I have always enjoyed movies like this, though THE ROVER is a more stolid (for some) look at dystopia than others using the same backdrop. There must just be something about Australia that makes it prime storytelling ground for end-of-the-world topics. It worked in the original MAD MAX films and it certainly works in THE ROVER, albeit for entirely different reasons. There’s just something very visceral and real about the outback…
In fact, the two (MAD MAX and THE ROVER) couldn’t be further from each other tonally despite their synthetic underpinnings. Where MAD MAX is brash and over the top, THE ROVER is understated almost to a fault. THE ROVER is a deliberation on the state of humanity; a slow, ruinous look at what we could become if the world suddenly fell apart and society, civil discourse, the very products of the 19th and 20th centuries suddenly disappeared. And it happens to star a grizzly, incredible Guy Pearce in his first decent role in years (yes, I enjoyed IRON MAN 3, but Aldrich Killiion was a bit too much for me).
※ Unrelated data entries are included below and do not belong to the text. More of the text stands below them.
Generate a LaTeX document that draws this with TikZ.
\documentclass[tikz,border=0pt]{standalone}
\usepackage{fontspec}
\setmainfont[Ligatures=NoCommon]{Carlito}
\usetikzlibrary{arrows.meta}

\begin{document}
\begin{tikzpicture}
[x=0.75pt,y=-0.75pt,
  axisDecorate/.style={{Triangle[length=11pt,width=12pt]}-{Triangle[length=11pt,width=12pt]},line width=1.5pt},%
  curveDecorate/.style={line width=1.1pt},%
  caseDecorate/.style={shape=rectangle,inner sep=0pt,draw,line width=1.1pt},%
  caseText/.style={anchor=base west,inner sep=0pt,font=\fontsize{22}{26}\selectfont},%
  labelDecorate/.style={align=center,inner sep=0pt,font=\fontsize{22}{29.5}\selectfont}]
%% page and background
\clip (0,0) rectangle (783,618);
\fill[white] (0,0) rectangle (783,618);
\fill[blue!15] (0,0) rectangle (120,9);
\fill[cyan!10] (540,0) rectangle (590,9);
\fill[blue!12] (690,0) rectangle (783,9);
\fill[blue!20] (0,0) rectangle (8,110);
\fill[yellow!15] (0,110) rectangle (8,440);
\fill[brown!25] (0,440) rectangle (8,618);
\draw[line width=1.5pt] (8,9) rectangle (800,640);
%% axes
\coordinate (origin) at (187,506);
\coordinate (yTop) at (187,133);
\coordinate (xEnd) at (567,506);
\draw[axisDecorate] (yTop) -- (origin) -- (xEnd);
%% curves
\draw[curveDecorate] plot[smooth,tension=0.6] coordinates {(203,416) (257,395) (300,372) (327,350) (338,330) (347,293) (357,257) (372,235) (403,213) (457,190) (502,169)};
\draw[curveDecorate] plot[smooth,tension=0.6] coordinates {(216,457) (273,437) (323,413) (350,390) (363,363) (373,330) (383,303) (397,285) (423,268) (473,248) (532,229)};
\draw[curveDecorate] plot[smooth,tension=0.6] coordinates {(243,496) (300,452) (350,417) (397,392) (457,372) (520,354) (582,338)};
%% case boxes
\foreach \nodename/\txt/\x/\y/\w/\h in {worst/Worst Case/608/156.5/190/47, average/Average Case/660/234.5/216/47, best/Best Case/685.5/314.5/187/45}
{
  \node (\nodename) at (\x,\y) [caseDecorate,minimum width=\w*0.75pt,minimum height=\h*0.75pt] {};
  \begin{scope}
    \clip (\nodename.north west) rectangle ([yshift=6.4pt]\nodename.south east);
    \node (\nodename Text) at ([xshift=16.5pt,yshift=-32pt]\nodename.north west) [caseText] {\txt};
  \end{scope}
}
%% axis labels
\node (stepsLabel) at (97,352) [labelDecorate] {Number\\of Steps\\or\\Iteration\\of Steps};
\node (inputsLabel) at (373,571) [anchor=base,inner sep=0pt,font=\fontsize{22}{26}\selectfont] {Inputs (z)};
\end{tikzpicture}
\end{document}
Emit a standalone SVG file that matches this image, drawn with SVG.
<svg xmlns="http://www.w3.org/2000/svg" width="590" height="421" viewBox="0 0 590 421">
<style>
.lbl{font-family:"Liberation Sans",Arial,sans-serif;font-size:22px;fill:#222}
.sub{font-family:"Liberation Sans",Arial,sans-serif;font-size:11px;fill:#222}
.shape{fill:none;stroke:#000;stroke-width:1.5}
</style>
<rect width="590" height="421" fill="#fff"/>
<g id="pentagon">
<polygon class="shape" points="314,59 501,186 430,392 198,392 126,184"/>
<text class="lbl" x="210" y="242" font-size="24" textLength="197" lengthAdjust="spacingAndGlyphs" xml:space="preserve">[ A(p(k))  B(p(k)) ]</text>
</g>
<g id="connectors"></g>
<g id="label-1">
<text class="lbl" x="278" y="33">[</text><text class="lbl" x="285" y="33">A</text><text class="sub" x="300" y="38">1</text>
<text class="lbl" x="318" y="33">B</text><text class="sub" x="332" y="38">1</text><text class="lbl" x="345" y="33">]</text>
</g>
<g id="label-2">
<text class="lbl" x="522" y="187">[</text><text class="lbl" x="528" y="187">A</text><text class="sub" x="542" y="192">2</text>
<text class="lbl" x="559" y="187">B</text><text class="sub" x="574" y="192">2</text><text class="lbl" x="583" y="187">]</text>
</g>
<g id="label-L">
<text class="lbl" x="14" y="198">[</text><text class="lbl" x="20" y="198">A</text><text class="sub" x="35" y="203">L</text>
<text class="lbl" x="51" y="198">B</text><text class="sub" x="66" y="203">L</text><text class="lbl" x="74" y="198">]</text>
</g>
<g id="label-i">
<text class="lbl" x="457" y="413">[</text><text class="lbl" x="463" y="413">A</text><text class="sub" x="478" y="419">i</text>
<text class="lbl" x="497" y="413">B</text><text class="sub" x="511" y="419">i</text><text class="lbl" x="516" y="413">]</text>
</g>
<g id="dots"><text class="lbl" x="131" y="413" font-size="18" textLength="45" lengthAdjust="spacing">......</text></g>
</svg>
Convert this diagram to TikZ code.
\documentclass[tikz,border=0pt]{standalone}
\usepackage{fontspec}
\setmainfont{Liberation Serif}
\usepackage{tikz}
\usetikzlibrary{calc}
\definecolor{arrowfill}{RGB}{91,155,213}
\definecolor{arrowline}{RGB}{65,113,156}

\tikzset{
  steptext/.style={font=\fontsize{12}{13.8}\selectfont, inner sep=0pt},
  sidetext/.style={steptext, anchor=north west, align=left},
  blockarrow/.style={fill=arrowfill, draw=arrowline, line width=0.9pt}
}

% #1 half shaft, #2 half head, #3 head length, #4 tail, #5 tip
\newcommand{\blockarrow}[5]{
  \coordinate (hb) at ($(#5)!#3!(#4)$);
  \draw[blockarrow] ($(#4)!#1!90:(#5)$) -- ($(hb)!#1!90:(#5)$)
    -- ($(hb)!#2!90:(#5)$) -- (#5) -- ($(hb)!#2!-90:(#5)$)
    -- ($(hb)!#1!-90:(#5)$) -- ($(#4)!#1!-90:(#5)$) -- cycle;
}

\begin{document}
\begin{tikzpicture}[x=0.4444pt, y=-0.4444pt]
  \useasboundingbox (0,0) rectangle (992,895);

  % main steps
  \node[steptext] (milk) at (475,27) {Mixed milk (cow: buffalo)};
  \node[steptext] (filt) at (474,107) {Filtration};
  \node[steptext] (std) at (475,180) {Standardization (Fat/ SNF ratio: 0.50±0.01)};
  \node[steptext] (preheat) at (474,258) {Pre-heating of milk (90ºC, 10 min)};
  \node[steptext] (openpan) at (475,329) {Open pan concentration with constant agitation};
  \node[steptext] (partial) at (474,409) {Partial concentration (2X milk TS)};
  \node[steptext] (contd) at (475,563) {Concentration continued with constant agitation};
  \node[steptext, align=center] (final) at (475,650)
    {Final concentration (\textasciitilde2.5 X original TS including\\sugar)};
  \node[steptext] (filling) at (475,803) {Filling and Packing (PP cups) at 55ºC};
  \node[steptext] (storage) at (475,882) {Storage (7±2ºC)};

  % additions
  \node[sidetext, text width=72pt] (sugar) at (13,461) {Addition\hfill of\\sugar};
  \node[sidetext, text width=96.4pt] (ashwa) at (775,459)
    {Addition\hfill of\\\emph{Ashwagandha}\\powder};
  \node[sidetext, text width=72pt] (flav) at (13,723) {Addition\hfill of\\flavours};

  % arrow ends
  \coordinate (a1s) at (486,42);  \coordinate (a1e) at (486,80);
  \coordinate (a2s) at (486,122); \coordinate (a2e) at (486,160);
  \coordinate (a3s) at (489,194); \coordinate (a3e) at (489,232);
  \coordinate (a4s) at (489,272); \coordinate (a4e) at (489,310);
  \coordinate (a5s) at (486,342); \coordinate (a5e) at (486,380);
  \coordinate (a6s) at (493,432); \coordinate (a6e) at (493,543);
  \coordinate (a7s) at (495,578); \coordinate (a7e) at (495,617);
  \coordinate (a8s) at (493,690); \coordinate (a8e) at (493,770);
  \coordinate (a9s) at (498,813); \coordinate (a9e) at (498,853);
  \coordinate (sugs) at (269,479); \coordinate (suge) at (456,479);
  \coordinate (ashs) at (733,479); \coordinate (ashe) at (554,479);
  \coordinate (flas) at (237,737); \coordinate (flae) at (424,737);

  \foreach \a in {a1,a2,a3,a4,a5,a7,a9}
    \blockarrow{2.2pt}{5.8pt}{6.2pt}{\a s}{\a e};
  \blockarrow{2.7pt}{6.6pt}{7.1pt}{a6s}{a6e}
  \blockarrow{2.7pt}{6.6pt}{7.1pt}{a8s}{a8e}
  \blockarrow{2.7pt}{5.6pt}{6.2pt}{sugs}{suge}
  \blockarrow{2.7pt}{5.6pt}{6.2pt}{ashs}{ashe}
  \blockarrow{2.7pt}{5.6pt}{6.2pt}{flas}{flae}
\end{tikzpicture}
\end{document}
THE ROVER is the story of a man driven to his end. In the opening moments of the movie we are introduced to the world with a simple statement; “10 years after the collapse”. We are then treated to a minimalist treatise on the state of humankind in this new world. A group of criminals are in a car accident after a botched robbery (one of my favorite scenes in the film) that leads them to take the nearest available car… the car belonging to Eric (Guy Pearce). This move sets into motion what looks like it’s going to be the most tense two hours you’ve ever seen… except the movie almost loses the audience several times thanks to the slow pace.
To find the gang who took his last possession, Eric takes the truck they left and by luck finds the brother they left for dead, Rey (Robert Pattinson in an almost unintelligible role). Rey is badly wounded so Eric has no choice but to bring him along for the ride. And all the way along we we’re treated to what humanity has become, the wretched underbelly of a world without. It’s actually an incredible and compelling character piece but the pace is so slow as to completely pull us out. All in all, THE ROVER is an incredible film with terrible pacing. The world is beautifully depressing but as a character piece you just have to see Guy Pearce. His quiet fury makes the film absolutely worth it.
Video: (1080p Widescreen 2.40:1) The HD presentation of THE ROVER is absolutely beautiful in its bleak presentation.
Audio: (English DTS-HD Master Audio 5.1) The sound on THE ROVER is minimal but effective. It immerses you into the experience.
Something Elemental: Making THE ROVER (44:48) This exhaustive documentary feature discusses THE ROVER in depth, from the inception of the film to shooting, to the actors takes on their roles and working with Michôd. This is an impressive feature and well worth your time.
THE ROVER Blu-ray also features trailers for other Lionsgate pictures and a Digital HD UltraViolet Digital Copy of the film.